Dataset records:
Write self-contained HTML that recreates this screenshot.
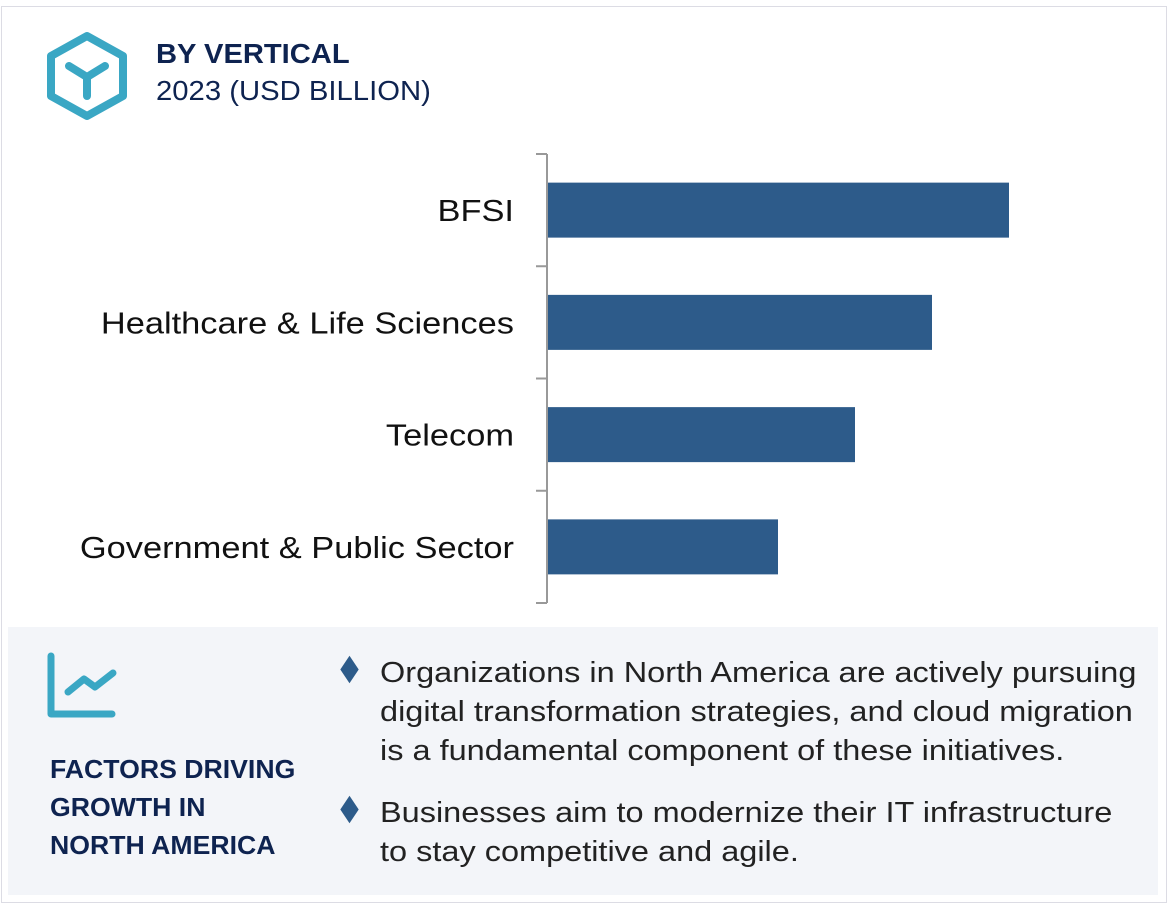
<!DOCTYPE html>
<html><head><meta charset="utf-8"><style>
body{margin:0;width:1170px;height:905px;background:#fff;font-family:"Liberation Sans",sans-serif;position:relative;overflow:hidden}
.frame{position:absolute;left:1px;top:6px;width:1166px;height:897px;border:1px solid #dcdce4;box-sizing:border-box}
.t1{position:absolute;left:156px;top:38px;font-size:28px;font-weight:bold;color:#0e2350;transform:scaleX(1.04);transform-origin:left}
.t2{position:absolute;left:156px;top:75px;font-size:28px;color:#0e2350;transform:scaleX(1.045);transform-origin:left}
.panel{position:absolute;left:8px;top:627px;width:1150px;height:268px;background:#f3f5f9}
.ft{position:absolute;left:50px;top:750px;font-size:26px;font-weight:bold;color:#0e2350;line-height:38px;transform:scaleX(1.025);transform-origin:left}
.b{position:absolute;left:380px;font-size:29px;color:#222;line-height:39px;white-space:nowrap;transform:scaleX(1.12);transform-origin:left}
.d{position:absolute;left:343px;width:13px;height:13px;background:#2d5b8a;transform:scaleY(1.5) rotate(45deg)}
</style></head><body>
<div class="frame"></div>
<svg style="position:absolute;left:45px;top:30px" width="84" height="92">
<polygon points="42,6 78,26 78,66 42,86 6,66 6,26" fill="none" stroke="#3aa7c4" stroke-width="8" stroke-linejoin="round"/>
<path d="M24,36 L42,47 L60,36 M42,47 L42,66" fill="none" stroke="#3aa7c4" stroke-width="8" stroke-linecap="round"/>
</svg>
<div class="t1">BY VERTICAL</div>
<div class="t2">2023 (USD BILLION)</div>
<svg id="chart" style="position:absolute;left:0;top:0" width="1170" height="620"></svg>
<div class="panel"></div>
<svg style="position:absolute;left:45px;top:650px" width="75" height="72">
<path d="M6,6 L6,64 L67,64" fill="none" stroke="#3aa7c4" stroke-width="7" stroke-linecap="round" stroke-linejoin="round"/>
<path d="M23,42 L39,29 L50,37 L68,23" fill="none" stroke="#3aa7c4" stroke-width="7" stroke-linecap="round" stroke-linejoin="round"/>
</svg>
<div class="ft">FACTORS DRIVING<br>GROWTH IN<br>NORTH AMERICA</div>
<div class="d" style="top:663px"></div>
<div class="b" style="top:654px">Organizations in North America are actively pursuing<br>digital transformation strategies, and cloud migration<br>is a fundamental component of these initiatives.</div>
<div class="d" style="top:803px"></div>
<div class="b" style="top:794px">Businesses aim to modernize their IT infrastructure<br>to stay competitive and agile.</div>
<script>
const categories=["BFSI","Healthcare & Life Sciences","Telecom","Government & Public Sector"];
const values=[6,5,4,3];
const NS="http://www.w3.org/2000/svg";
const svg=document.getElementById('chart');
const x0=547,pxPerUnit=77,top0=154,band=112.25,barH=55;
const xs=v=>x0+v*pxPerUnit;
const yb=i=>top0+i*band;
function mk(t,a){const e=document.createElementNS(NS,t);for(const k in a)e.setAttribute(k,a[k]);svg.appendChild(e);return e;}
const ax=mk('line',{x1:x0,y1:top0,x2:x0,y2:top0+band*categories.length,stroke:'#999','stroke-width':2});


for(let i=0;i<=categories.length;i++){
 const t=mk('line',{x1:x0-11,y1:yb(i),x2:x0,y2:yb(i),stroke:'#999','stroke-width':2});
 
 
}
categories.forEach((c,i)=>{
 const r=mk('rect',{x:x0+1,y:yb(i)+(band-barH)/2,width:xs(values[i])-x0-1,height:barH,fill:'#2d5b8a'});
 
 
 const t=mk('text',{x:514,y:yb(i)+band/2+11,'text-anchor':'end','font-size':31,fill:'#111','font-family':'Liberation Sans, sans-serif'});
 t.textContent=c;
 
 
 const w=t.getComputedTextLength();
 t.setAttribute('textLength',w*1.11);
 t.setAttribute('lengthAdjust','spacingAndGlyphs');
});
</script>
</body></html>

==

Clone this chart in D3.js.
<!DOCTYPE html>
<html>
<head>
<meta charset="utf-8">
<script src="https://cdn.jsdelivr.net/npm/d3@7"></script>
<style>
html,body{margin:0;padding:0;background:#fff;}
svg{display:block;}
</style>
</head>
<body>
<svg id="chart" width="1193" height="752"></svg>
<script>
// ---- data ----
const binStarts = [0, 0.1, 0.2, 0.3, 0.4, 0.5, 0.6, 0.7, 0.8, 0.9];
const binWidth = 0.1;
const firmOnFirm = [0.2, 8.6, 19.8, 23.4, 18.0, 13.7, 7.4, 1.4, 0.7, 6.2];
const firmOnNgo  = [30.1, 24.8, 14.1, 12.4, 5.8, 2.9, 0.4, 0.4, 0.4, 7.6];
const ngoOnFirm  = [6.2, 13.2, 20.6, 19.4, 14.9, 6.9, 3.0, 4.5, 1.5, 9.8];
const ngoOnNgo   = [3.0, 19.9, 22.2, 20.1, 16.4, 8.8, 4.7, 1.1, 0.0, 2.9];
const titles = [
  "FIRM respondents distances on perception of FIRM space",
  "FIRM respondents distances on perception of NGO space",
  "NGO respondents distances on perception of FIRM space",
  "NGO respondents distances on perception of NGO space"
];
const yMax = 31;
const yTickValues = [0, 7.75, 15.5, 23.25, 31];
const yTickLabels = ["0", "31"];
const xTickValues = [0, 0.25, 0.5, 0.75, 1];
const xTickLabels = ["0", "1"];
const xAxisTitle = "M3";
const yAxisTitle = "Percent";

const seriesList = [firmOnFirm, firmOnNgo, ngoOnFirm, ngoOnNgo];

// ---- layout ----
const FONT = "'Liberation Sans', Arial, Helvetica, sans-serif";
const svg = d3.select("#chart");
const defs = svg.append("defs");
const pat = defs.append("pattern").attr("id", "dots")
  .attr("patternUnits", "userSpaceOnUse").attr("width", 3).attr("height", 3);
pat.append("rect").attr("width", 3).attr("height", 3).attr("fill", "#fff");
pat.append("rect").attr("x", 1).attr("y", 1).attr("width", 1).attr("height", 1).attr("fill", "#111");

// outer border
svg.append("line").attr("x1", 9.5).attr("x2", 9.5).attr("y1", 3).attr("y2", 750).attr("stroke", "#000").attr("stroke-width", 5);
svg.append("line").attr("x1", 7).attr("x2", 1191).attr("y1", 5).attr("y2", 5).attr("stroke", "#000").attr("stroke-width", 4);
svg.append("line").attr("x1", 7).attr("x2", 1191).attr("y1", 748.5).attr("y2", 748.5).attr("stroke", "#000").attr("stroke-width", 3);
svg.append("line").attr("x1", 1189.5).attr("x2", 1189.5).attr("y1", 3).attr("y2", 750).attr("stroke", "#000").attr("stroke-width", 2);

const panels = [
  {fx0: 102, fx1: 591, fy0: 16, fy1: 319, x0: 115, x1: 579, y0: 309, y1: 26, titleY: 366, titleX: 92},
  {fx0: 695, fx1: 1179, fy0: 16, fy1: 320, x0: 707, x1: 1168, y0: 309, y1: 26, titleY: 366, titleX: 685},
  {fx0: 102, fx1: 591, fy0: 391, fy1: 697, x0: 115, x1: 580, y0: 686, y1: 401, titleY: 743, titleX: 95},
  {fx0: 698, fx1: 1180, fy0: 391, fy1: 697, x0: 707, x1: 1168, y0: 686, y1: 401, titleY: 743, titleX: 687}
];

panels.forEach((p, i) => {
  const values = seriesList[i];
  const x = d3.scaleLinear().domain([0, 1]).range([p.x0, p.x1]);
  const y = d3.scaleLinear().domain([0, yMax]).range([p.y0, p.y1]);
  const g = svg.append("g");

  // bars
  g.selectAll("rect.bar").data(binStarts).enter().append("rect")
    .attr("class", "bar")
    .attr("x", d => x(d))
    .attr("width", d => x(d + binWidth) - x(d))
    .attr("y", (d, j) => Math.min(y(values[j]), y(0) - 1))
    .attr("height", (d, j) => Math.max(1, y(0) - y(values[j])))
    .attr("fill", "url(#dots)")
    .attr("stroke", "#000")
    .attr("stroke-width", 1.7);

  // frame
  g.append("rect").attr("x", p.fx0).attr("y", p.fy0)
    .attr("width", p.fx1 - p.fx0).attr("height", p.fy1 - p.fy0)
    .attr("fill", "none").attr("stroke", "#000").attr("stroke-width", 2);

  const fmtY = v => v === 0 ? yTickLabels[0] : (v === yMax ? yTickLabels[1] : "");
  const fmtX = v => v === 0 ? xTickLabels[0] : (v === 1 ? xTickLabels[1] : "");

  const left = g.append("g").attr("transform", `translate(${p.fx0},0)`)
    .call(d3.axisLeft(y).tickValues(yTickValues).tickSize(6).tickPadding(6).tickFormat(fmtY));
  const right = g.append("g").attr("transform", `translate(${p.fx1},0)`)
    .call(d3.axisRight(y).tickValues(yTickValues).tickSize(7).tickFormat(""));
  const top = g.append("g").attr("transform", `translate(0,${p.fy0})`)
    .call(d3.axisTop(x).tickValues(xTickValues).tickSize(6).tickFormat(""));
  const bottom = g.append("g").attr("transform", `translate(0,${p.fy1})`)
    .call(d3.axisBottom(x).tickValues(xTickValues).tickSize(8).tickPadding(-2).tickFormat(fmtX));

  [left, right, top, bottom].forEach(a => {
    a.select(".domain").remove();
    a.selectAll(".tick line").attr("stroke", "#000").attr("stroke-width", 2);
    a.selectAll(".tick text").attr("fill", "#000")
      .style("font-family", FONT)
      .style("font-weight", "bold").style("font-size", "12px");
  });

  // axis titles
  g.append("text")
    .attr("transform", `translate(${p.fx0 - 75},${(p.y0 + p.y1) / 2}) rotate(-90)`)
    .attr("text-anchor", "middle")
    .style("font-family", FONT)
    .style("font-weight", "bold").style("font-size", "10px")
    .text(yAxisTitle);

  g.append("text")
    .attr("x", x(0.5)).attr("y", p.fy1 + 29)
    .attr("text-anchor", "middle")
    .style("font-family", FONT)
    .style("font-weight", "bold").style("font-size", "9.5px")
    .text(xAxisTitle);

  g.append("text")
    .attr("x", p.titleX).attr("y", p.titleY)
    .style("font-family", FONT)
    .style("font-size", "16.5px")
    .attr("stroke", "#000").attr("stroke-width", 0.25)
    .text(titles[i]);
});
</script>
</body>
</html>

◆ WHAT IS ASKED ◆
Give every line of the material that includes the string "chart".

◆ RESULT OF THE TASK ◆
<svg id="chart" style="position:absolute;left:0;top:0" width="1170" height="620"></svg>
const svg=document.getElementById('chart');
Clone this chart in D3.js.
<svg id="chart" width="1193" height="752"></svg>
const svg = d3.select("#chart");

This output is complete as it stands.